##### Raw data #####

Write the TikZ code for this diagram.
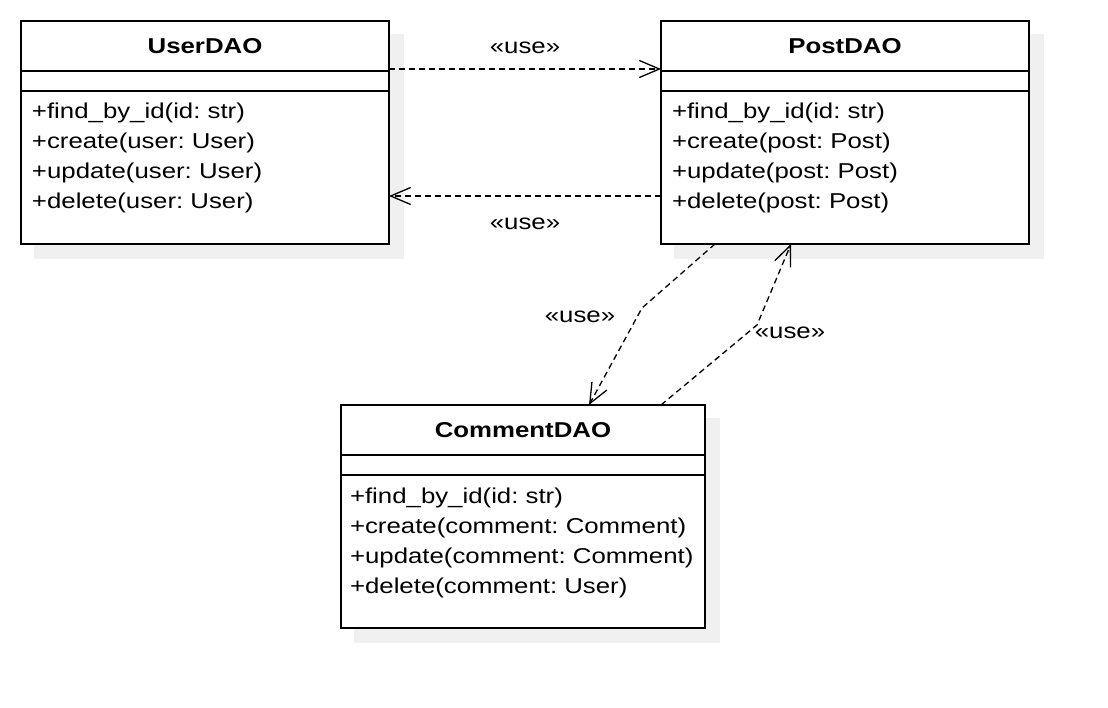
\documentclass[tikz,border=0pt]{standalone}
\usepackage{fontspec}
\setmainfont{Liberation Sans}[FakeStretch=1.2]
\usepackage{tikz}
\usetikzlibrary{matrix,arrows.meta,backgrounds}
\definecolor{shadowgray}{HTML}{F0F0F0}
\newcommand{\daofont}{\fontsize{21.5}{30}\selectfont}
\frenchspacing

\begin{document}
\begin{tikzpicture}[x=1pt,y=-1pt,font=\daofont,
	classbox/.style={matrix of nodes,anchor=north west,inner sep=0pt,row sep=-1.6pt,
	nodes={rectangle,draw,line width=1.6pt,fill=white,outer sep=0pt,minimum width=#1,inner xsep=9pt,inner ysep=0pt},
	row 1/.style={nodes={minimum height=50pt,font=\daofont\bfseries}},
	row 2/.style={nodes={minimum height=20pt}},
	row 3/.style={nodes={text width=346pt,align=left,text height=28pt,text depth=125pt}},
	},
	use/.style={line width=1.3pt,dash pattern=on 6pt off 4pt,-{Straight Barb[length=20pt,width=17pt]}},
	shadow/.style={fill=shadowgray},
	]
	\useasboundingbox (0,0) rectangle (1108,708);
	\matrix [classbox=368pt] (user) at (20,20)
	{
	UserDAO\\
	~\\
	{+find\_by\_id(id: str)\\+create(user: User)\\+update(user: User)\\+delete(user: User)}\\
	};
	\matrix [classbox=368pt] (post) at (660,20)
	{
	PostDAO\\
	~\\
	{+find\_by\_id(id: str)\\+create(post: Post)\\+update(post: Post)\\+delete(post: Post)}\\
	};
	\matrix [classbox=364pt] (comment) at (340,404)
	{
	CommentDAO\\
	~\\
	{+find\_by\_id(id: str)\\+create(comment: Comment)\\+update(comment: Comment)\\+delete(comment: User)}\\
	};
	\begin{scope}[on background layer]
	\foreach \cls in {user,post,comment}
		\fill[shadow] ([shift={(14pt,-14pt)}]\cls.north west) rectangle ([shift={(14pt,-14pt)}]\cls.south east);
	\end{scope}
	\draw[use] ([yshift=2pt]user-1-1.south east) -- ([yshift=2pt]post-1-1.south west) node[midway,yshift=21pt] {«use»};
	\draw[use] ([yshift=48pt]post-3-1.south west) -- ([yshift=48pt]user-3-1.south east) node[midway,yshift=-28pt] {«use»};
	\draw[use] ([xshift=54pt]post-3-1.south west) -- (642,308) -- ([xshift=248pt]comment-1-1.north west);
	\draw[use] ([xshift=-44pt]comment-1-1.north east) -- (757,325) -- ([xshift=130pt]post-3-1.south west);
	\node (usedown) at (580,317) {«use»};
	\node (useup) at (790,333) {«use»};
\end{tikzpicture}
\end{document}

#####

Leaving the pictures aside, transcribe the entire listing exactly.

■ Solution for this problem:
Write the TikZ code for this diagram.
\documentclass[tikz,border=0pt]{standalone}
\usepackage{fontspec}
\setmainfont{Liberation Sans}[FakeStretch=1.2]
\usepackage{tikz}
\usetikzlibrary{matrix,arrows.meta,backgrounds}
\definecolor{shadowgray}{HTML}{F0F0F0}
\newcommand{\daofont}{\fontsize{21.5}{30}\selectfont}
\frenchspacing

\begin{document}
\begin{tikzpicture}[x=1pt,y=-1pt,font=\daofont,
	classbox/.style={matrix of nodes,anchor=north west,inner sep=0pt,row sep=-1.6pt,
	nodes={rectangle,draw,line width=1.6pt,fill=white,outer sep=0pt,minimum width=#1,inner xsep=9pt,inner ysep=0pt},
	row 1/.style={nodes={minimum height=50pt,font=\daofont\bfseries}},
	row 2/.style={nodes={minimum height=20pt}},
	row 3/.style={nodes={text width=346pt,align=left,text height=28pt,text depth=125pt}},
	},
	use/.style={line width=1.3pt,dash pattern=on 6pt off 4pt,-{Straight Barb[length=20pt,width=17pt]}},
	shadow/.style={fill=shadowgray},
	]
	\useasboundingbox (0,0) rectangle (1108,708);
	\matrix [classbox=368pt] (user) at (20,20)
	{
	UserDAO\\
	~\\
	{+find\_by\_id(id: str)\\+create(user: User)\\+update(user: User)\\+delete(user: User)}\\
	};
	\matrix [classbox=368pt] (post) at (660,20)
	{
	PostDAO\\
	~\\
	{+find\_by\_id(id: str)\\+create(post: Post)\\+update(post: Post)\\+delete(post: Post)}\\
	};
	\matrix [classbox=364pt] (comment) at (340,404)
	{
	CommentDAO\\
	~\\
	{+find\_by\_id(id: str)\\+create(comment: Comment)\\+update(comment: Comment)\\+delete(comment: User)}\\
	};
	\begin{scope}[on background layer]
	\foreach \cls in {user,post,comment}
		\fill[shadow] ([shift={(14pt,-14pt)}]\cls.north west) rectangle ([shift={(14pt,-14pt)}]\cls.south east);
	\end{scope}
	\draw[use] ([yshift=2pt]user-1-1.south east) -- ([yshift=2pt]post-1-1.south west) node[midway,yshift=21pt] {«use»};
	\draw[use] ([yshift=48pt]post-3-1.south west) -- ([yshift=48pt]user-3-1.south east) node[midway,yshift=-28pt] {«use»};
	\draw[use] ([xshift=54pt]post-3-1.south west) -- (642,308) -- ([xshift=248pt]comment-1-1.north west);
	\draw[use] ([xshift=-44pt]comment-1-1.north east) -- (757,325) -- ([xshift=130pt]post-3-1.south west);
	\node (usedown) at (580,317) {«use»};
	\node (useup) at (790,333) {«use»};
\end{tikzpicture}
\end{document}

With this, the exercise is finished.